Nem com o Valium adormeci. Continuei a gritar, era valente uma crise de nervos,e uma grande carência afectiva. Só ao terceiro Valium fraquejei, mas ainda sem dormir, o que não aconteceu sequer durante a noite. Quando o meu tio chegou, queixaram-se da minha amiga, que não teria sido simpática com elas, nem sequer lhes teria falado. Apesar de ser mentira, lá levei uma reprimenda, desta vez pela amiga, que era uma pessoa educada, e muito delicada, e que sempre gostou de mim e me tratou bem.
Na sequência deste episódio, fiquei dois dias de cama e passados 15 dias, apanhei uma pneumonia bastante grave, quase ia desta (daquela) para melhor.

Num outro dia, dia fui com os meus primos à matiné, no clube da praia do Bispo. Sem o sabermos, a minha prima foi à mesma matiné, com o marido (ela era casada, mas passava o dia em casa dos pais, com as filhas). Acabámos por nos encontrarmos todos à saída do cinema, com alguma surpresa nossa. O pedido de boleia que fizemos foi rejeitado com a rispidez habitual, pelo que voltámos a casa a pé. Quando lá chegamos, o ambiente era pesado, e eu pensei imediatemente que alguma coisa ia acontecer e comigo, porque se tivesse sido com os primitos que me tinham acompanhado ao cinema, eles teriam sido recebidos à “chapada”.

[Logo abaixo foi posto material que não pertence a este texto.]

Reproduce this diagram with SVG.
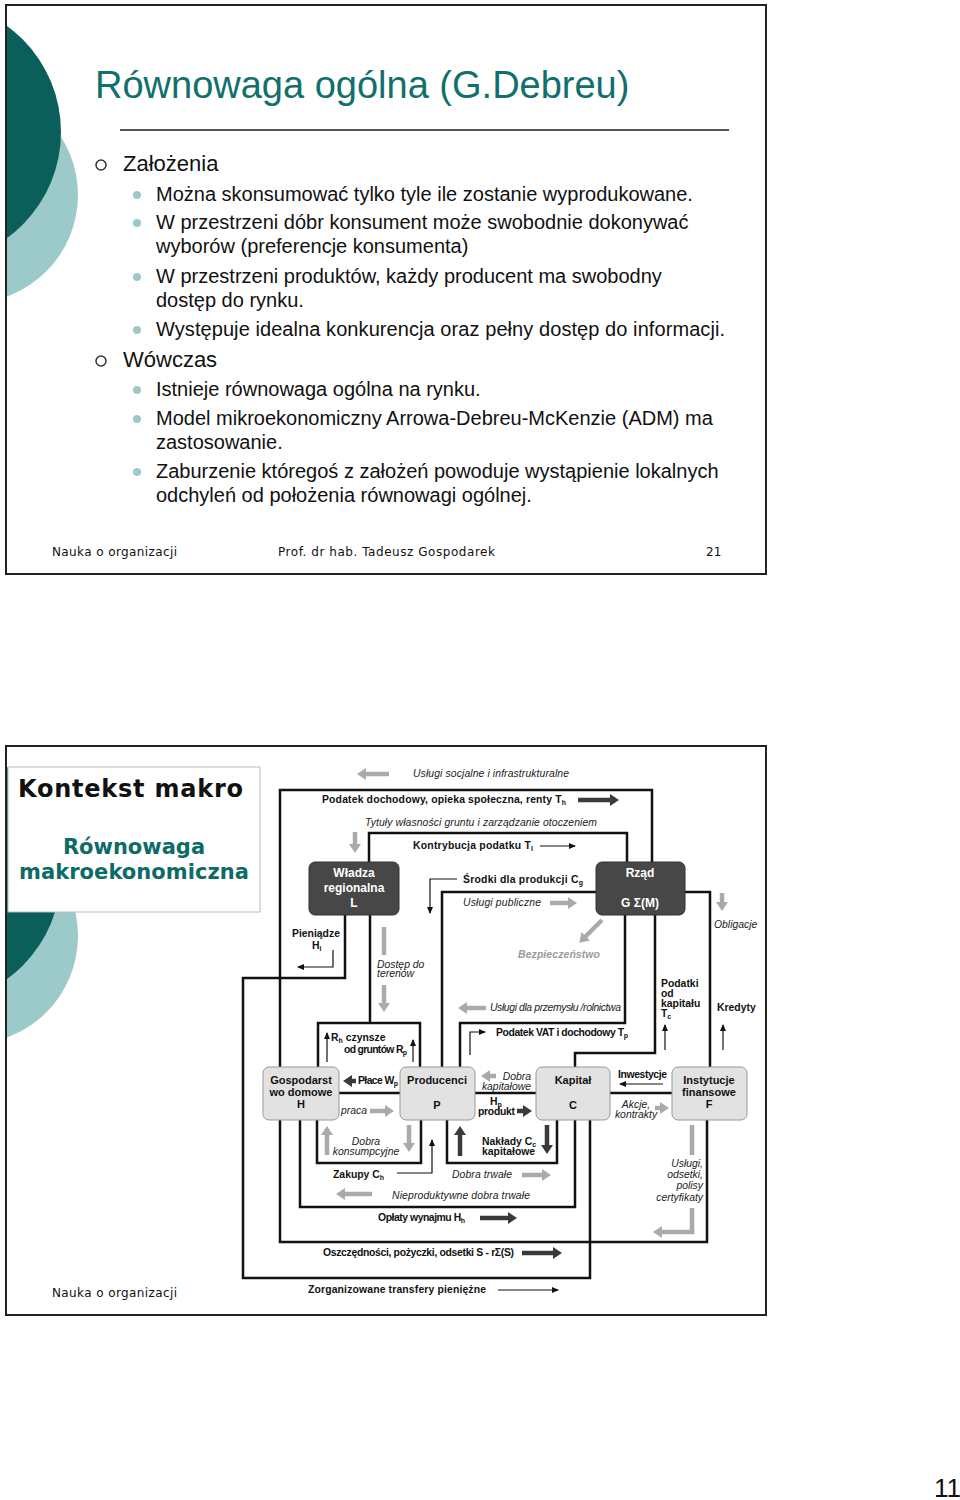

O Cinema Restauração, onde iamos às matinés


O interrogatório aos meus primos começou em seguida, e disso me apercebi por o ter escutado quando me dirigia para a cozinha. O meu primo Mateus, incentivado pelo meu tio a “contar a verdade”, ignorando a verdade pretendida, limitava-se a responder que nada tinha acontecido, pelo que foi premiado com uns quantos tabefes e uma ida directa para a cama, sem jantar. A Alice Maria, face ao mesmo convite, ainda se atreveu a sugerir que tudo não passava de “coisas da cabeça doente da Graciete”, mas lá teve direito aos tabefes da ordem. Faltava eu...
O interrogatório teve a presença da “acusadora” e o meu tio convidou-me de imediato a esclarecer “o escandâ-lo” que eu teria feito no cinema, com um rapazito com quem namorisquei. Os meus primos não confirmaram nada, como é óbvio, porque nenhum escândalo havia para confirmar, mas a minha prima insistia e o marido mantinha-se calado que nem um rato. Apesar da insistência do meu tio, nada havia para confirmar, a acusação não tinha pés nem cabeça, mas ainda assim apanhei uma valente descompostura e lá fui, também, para a cama sem jantar.
Tenho de confessar que senti uma enorme vontade de bater na minha prima, pela pura maldade do comportamento dela. Essa vontade, aliás, não era original, mas sempre me contive, mais por respeito aos meus tios.

Tanta maldade, no entanto, teve um forte efeito em mim. Acabei por ganhar uma depressão efiquei anémica, num ano, passei dos 63 para 50 Kg. Tive de tomar comprimidos para conseguir comer, pois perdera completamente o apetite de meter alimentos á boca.